§ Data section
■ ■ ■
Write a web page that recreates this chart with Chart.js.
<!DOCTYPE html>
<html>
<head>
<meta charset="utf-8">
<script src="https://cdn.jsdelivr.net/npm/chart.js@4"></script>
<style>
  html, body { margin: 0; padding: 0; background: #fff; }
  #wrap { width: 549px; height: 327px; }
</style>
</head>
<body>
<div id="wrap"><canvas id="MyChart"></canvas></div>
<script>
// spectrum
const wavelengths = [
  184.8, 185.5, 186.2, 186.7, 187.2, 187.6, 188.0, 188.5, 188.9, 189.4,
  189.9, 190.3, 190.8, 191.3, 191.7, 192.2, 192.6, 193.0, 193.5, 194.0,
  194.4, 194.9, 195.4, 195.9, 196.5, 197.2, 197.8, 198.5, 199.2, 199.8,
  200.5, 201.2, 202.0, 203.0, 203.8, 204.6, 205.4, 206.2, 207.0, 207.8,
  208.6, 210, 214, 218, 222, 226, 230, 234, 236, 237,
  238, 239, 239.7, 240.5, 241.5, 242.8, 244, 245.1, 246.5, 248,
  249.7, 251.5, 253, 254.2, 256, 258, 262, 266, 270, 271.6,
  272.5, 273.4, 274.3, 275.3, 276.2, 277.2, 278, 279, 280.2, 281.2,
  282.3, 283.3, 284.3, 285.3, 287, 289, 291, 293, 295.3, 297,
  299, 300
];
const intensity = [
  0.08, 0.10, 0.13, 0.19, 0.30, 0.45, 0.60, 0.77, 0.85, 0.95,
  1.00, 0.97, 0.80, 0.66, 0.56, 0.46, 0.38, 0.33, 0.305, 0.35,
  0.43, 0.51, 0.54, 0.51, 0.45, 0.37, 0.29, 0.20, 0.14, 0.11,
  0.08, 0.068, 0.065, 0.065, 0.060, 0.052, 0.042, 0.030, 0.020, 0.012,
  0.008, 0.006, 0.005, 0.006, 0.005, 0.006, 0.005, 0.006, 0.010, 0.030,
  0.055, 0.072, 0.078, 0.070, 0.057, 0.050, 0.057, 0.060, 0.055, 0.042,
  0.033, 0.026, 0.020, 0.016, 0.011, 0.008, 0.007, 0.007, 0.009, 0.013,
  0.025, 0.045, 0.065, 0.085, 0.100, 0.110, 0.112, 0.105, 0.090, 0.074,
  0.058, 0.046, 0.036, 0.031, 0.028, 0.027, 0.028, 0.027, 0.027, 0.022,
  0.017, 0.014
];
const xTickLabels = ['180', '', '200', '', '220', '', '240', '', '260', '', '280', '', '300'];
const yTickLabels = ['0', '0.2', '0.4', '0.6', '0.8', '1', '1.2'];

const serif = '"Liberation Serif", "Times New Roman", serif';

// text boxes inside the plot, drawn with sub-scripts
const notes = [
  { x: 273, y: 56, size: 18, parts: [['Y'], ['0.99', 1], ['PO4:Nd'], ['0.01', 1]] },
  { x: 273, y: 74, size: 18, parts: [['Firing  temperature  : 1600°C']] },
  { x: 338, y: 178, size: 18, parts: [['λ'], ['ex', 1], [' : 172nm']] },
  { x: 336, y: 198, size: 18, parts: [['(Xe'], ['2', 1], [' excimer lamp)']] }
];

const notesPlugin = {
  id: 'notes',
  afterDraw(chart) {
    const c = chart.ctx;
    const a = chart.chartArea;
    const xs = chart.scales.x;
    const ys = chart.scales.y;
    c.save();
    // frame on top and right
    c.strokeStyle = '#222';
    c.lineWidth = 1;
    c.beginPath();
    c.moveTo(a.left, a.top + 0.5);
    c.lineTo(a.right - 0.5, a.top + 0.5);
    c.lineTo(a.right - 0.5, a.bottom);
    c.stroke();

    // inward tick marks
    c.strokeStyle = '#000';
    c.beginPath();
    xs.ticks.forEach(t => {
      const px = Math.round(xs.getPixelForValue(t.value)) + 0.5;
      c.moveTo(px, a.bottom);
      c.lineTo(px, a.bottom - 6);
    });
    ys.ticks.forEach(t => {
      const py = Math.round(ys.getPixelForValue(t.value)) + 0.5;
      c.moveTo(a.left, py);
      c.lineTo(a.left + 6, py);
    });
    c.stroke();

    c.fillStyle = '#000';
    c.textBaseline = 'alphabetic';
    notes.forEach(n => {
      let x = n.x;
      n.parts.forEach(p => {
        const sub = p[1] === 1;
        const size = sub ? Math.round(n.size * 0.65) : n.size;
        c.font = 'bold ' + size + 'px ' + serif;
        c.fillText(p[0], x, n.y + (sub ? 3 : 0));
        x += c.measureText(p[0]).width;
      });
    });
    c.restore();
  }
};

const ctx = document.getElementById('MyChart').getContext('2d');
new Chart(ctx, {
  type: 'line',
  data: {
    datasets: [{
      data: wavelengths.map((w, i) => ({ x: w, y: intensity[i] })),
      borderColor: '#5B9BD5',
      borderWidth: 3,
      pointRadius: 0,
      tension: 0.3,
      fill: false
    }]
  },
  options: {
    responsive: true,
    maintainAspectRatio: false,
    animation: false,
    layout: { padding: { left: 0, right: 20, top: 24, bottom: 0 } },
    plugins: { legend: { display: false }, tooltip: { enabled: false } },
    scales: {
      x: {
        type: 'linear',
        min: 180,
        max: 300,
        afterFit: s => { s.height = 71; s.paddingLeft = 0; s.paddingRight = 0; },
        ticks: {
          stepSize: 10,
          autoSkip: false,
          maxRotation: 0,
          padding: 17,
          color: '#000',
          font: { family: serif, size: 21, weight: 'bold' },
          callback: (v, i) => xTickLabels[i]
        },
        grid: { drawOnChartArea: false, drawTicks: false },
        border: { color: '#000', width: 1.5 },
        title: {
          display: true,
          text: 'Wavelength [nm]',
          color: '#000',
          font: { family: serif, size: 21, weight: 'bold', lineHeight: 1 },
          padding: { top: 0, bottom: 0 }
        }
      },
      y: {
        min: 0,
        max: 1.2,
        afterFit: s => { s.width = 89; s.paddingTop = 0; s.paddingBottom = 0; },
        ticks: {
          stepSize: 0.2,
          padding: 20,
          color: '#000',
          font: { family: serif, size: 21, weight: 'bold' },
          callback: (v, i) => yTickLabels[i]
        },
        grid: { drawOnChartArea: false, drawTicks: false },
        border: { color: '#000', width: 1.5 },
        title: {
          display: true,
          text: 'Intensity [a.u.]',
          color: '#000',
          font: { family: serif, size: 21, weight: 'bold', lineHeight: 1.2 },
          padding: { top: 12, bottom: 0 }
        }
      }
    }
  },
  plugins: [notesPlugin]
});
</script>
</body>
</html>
■ ■ ■
Every line of the material must be returned exactly as it appears.

Write a web page that recreates this chart with Chart.js.
<!DOCTYPE html>
<html>
<head>
<meta charset="utf-8">
<script src="https://cdn.jsdelivr.net/npm/chart.js@4"></script>
<style>
  html, body { margin: 0; padding: 0; background: #fff; }
  #wrap { width: 549px; height: 327px; }
</style>
</head>
<body>
<div id="wrap"><canvas id="MyChart"></canvas></div>
<script>
// spectrum
const wavelengths = [
  184.8, 185.5, 186.2, 186.7, 187.2, 187.6, 188.0, 188.5, 188.9, 189.4,
  189.9, 190.3, 190.8, 191.3, 191.7, 192.2, 192.6, 193.0, 193.5, 194.0,
  194.4, 194.9, 195.4, 195.9, 196.5, 197.2, 197.8, 198.5, 199.2, 199.8,
  200.5, 201.2, 202.0, 203.0, 203.8, 204.6, 205.4, 206.2, 207.0, 207.8,
  208.6, 210, 214, 218, 222, 226, 230, 234, 236, 237,
  238, 239, 239.7, 240.5, 241.5, 242.8, 244, 245.1, 246.5, 248,
  249.7, 251.5, 253, 254.2, 256, 258, 262, 266, 270, 271.6,
  272.5, 273.4, 274.3, 275.3, 276.2, 277.2, 278, 279, 280.2, 281.2,
  282.3, 283.3, 284.3, 285.3, 287, 289, 291, 293, 295.3, 297,
  299, 300
];
const intensity = [
  0.08, 0.10, 0.13, 0.19, 0.30, 0.45, 0.60, 0.77, 0.85, 0.95,
  1.00, 0.97, 0.80, 0.66, 0.56, 0.46, 0.38, 0.33, 0.305, 0.35,
  0.43, 0.51, 0.54, 0.51, 0.45, 0.37, 0.29, 0.20, 0.14, 0.11,
  0.08, 0.068, 0.065, 0.065, 0.060, 0.052, 0.042, 0.030, 0.020, 0.012,
  0.008, 0.006, 0.005, 0.006, 0.005, 0.006, 0.005, 0.006, 0.010, 0.030,
  0.055, 0.072, 0.078, 0.070, 0.057, 0.050, 0.057, 0.060, 0.055, 0.042,
  0.033, 0.026, 0.020, 0.016, 0.011, 0.008, 0.007, 0.007, 0.009, 0.013,
  0.025, 0.045, 0.065, 0.085, 0.100, 0.110, 0.112, 0.105, 0.090, 0.074,
  0.058, 0.046, 0.036, 0.031, 0.028, 0.027, 0.028, 0.027, 0.027, 0.022,
  0.017, 0.014
];
const xTickLabels = ['180', '', '200', '', '220', '', '240', '', '260', '', '280', '', '300'];
const yTickLabels = ['0', '0.2', '0.4', '0.6', '0.8', '1', '1.2'];

const serif = '"Liberation Serif", "Times New Roman", serif';

// text boxes inside the plot, drawn with sub-scripts
const notes = [
  { x: 273, y: 56, size: 18, parts: [['Y'], ['0.99', 1], ['PO4:Nd'], ['0.01', 1]] },
  { x: 273, y: 74, size: 18, parts: [['Firing  temperature  : 1600°C']] },
  { x: 338, y: 178, size: 18, parts: [['λ'], ['ex', 1], [' : 172nm']] },
  { x: 336, y: 198, size: 18, parts: [['(Xe'], ['2', 1], [' excimer lamp)']] }
];

const notesPlugin = {
  id: 'notes',
  afterDraw(chart) {
    const c = chart.ctx;
    const a = chart.chartArea;
    const xs = chart.scales.x;
    const ys = chart.scales.y;
    c.save();
    // frame on top and right
    c.strokeStyle = '#222';
    c.lineWidth = 1;
    c.beginPath();
    c.moveTo(a.left, a.top + 0.5);
    c.lineTo(a.right - 0.5, a.top + 0.5);
    c.lineTo(a.right - 0.5, a.bottom);
    c.stroke();

    // inward tick marks
    c.strokeStyle = '#000';
    c.beginPath();
    xs.ticks.forEach(t => {
      const px = Math.round(xs.getPixelForValue(t.value)) + 0.5;
      c.moveTo(px, a.bottom);
      c.lineTo(px, a.bottom - 6);
    });
    ys.ticks.forEach(t => {
      const py = Math.round(ys.getPixelForValue(t.value)) + 0.5;
      c.moveTo(a.left, py);
      c.lineTo(a.left + 6, py);
    });
    c.stroke();

    c.fillStyle = '#000';
    c.textBaseline = 'alphabetic';
    notes.forEach(n => {
      let x = n.x;
      n.parts.forEach(p => {
        const sub = p[1] === 1;
        const size = sub ? Math.round(n.size * 0.65) : n.size;
        c.font = 'bold ' + size + 'px ' + serif;
        c.fillText(p[0], x, n.y + (sub ? 3 : 0));
        x += c.measureText(p[0]).width;
      });
    });
    c.restore();
  }
};

const ctx = document.getElementById('MyChart').getContext('2d');
new Chart(ctx, {
  type: 'line',
  data: {
    datasets: [{
      data: wavelengths.map((w, i) => ({ x: w, y: intensity[i] })),
      borderColor: '#5B9BD5',
      borderWidth: 3,
      pointRadius: 0,
      tension: 0.3,
      fill: false
    }]
  },
  options: {
    responsive: true,
    maintainAspectRatio: false,
    animation: false,
    layout: { padding: { left: 0, right: 20, top: 24, bottom: 0 } },
    plugins: { legend: { display: false }, tooltip: { enabled: false } },
    scales: {
      x: {
        type: 'linear',
        min: 180,
        max: 300,
        afterFit: s => { s.height = 71; s.paddingLeft = 0; s.paddingRight = 0; },
        ticks: {
          stepSize: 10,
          autoSkip: false,
          maxRotation: 0,
          padding: 17,
          color: '#000',
          font: { family: serif, size: 21, weight: 'bold' },
          callback: (v, i) => xTickLabels[i]
        },
        grid: { drawOnChartArea: false, drawTicks: false },
        border: { color: '#000', width: 1.5 },
        title: {
          display: true,
          text: 'Wavelength [nm]',
          color: '#000',
          font: { family: serif, size: 21, weight: 'bold', lineHeight: 1 },
          padding: { top: 0, bottom: 0 }
        }
      },
      y: {
        min: 0,
        max: 1.2,
        afterFit: s => { s.width = 89; s.paddingTop = 0; s.paddingBottom = 0; },
        ticks: {
          stepSize: 0.2,
          padding: 20,
          color: '#000',
          font: { family: serif, size: 21, weight: 'bold' },
          callback: (v, i) => yTickLabels[i]
        },
        grid: { drawOnChartArea: false, drawTicks: false },
        border: { color: '#000', width: 1.5 },
        title: {
          display: true,
          text: 'Intensity [a.u.]',
          color: '#000',
          font: { family: serif, size: 21, weight: 'bold', lineHeight: 1.2 },
          padding: { top: 12, bottom: 0 }
        }
      }
    }
  },
  plugins: [notesPlugin]
});
</script>
</body>
</html>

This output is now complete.